## [Task description]
Please find all lines in the data that hold the string "seaborn" and copy them.

Plotting code records

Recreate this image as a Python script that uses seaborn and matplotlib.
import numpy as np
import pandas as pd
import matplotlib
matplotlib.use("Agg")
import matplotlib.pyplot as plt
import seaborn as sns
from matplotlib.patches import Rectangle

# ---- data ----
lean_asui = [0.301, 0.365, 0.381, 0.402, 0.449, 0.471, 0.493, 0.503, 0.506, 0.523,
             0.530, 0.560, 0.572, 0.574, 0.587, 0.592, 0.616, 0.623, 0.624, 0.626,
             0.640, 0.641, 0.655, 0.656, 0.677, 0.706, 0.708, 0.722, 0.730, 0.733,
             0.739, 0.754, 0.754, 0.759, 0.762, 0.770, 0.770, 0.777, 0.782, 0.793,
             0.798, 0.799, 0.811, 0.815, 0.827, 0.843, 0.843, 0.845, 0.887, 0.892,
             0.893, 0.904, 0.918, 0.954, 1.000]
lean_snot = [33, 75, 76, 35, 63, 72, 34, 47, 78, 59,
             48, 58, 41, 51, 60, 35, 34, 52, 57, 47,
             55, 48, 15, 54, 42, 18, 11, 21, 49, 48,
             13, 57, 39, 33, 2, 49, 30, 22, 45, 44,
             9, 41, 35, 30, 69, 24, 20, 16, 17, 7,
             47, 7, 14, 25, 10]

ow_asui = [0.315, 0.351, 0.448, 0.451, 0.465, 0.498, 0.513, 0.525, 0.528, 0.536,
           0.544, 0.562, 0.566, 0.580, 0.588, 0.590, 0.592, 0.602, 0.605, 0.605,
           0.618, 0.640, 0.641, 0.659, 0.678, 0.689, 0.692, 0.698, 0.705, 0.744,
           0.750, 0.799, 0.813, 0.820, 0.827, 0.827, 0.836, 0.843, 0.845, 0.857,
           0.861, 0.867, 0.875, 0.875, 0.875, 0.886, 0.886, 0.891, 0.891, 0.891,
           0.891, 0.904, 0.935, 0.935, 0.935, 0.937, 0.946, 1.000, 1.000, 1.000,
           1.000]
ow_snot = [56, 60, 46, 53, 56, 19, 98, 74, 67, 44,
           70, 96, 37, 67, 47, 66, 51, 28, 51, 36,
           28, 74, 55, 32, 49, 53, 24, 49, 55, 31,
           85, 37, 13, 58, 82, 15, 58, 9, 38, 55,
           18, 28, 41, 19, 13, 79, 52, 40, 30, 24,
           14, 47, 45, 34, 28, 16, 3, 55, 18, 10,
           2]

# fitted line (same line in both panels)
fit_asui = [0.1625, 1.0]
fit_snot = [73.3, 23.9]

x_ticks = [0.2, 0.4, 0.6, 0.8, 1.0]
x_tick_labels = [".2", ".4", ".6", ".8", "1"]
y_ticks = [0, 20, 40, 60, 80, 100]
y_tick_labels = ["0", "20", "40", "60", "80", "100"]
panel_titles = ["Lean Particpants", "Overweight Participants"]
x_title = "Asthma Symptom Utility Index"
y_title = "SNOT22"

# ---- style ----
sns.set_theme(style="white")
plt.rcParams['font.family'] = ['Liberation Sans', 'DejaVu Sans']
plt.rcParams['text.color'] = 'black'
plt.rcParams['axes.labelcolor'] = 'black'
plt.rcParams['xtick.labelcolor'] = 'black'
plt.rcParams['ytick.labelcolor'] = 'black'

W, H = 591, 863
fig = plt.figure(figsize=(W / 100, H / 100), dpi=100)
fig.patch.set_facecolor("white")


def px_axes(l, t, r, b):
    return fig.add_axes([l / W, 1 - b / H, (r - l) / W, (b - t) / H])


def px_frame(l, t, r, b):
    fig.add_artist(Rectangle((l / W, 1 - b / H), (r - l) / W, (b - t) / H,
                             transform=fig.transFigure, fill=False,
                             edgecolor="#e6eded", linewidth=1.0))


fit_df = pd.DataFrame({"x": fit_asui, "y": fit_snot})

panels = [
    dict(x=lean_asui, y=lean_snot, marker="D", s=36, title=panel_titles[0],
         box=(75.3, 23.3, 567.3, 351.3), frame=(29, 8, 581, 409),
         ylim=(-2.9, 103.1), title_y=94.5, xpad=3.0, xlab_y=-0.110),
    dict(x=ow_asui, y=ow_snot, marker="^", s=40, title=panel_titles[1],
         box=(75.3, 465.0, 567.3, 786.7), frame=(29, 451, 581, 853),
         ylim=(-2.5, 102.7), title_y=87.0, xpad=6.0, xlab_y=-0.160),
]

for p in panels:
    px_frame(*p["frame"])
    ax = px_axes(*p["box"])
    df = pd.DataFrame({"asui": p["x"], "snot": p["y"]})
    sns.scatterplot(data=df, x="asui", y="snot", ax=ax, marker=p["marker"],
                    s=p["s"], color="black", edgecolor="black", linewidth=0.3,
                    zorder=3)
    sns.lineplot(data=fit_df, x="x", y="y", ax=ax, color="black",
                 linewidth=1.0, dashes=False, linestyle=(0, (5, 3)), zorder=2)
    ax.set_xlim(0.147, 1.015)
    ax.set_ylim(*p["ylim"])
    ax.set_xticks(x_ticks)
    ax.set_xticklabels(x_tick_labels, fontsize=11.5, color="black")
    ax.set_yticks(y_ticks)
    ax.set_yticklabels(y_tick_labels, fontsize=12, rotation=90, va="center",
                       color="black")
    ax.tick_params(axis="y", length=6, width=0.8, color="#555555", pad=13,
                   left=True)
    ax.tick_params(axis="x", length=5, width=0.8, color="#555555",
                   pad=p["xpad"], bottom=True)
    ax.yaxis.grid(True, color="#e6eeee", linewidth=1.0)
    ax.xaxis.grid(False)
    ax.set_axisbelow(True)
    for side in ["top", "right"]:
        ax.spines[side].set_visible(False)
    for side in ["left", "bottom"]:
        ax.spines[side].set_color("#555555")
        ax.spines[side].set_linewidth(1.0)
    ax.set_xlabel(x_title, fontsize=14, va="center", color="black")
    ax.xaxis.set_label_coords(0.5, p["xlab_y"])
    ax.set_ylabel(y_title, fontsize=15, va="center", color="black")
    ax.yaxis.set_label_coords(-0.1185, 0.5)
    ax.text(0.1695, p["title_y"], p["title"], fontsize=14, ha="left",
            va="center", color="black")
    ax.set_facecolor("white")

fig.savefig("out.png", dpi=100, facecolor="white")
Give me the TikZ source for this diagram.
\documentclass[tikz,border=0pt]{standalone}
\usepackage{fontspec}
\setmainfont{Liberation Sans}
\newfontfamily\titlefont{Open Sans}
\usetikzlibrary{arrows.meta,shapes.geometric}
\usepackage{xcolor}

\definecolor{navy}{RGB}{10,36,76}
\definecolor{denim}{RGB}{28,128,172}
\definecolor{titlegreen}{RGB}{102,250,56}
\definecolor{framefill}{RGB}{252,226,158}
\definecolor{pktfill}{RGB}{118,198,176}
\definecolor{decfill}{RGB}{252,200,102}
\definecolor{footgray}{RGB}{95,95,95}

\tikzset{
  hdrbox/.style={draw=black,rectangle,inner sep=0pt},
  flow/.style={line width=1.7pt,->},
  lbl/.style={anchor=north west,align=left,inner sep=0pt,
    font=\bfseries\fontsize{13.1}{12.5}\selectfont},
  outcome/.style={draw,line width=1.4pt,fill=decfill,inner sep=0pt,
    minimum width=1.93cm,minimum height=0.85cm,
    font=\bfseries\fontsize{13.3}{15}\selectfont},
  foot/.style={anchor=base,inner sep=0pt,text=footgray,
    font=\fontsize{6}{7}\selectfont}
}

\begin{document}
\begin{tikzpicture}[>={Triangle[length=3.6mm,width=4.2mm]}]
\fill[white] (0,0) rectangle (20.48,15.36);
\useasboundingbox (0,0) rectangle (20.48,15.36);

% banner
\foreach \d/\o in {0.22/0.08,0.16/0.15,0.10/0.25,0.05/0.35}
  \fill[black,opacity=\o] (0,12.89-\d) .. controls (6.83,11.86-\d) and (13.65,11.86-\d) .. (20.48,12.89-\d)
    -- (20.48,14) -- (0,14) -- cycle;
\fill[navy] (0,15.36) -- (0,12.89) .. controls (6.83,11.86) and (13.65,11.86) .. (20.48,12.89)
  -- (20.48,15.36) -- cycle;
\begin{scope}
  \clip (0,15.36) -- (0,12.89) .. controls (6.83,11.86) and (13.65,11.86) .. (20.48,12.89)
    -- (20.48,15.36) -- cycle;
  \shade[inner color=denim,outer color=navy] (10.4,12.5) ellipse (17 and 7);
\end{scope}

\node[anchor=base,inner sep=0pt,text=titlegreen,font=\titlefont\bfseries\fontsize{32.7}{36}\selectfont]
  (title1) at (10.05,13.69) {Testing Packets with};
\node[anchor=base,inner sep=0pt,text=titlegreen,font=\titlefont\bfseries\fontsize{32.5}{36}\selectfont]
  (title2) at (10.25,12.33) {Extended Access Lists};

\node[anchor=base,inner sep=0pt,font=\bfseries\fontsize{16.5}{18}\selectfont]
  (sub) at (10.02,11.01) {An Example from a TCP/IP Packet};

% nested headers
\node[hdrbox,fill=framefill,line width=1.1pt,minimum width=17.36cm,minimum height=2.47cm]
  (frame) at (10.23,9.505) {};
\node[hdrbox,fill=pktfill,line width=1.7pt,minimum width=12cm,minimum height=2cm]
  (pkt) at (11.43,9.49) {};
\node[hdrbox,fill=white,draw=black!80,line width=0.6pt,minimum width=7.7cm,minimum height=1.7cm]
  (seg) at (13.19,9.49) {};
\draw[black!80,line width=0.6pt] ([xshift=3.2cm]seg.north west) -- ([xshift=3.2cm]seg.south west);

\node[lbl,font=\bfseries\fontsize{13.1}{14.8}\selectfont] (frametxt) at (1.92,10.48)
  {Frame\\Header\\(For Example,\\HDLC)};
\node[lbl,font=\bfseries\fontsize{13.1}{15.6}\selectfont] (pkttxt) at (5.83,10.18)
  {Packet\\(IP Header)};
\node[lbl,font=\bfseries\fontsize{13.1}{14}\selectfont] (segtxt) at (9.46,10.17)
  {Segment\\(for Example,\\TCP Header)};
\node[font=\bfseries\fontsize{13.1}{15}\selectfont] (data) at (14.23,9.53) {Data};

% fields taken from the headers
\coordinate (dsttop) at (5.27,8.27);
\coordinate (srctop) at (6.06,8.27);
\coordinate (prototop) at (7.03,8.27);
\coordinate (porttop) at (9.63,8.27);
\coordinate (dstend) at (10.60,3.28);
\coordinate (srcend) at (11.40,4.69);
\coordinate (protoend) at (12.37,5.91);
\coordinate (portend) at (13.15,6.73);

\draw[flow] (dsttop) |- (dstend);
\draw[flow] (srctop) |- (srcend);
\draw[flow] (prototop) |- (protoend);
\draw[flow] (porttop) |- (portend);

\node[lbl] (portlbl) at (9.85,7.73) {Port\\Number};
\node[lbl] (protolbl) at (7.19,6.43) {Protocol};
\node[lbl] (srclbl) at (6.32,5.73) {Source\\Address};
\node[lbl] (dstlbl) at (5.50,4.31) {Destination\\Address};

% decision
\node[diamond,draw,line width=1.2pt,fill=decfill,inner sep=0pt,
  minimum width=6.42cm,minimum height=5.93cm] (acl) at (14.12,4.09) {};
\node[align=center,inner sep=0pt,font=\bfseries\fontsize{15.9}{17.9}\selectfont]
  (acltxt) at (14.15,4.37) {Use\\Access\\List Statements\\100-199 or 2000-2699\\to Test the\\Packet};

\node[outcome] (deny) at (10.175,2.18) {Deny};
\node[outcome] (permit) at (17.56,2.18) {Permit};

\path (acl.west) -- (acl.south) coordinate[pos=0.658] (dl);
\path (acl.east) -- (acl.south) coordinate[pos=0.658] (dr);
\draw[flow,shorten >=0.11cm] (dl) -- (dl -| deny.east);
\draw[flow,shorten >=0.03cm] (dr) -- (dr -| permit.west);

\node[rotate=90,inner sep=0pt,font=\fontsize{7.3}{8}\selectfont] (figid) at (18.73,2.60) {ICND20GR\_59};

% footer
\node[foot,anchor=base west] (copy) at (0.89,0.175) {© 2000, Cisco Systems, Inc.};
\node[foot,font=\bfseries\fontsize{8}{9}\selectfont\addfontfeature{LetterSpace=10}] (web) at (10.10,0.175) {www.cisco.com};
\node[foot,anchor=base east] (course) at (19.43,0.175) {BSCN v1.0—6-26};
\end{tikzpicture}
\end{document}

## [Problem solution]
Recreate this image as a Python script that uses seaborn and matplotlib.
import seaborn as sns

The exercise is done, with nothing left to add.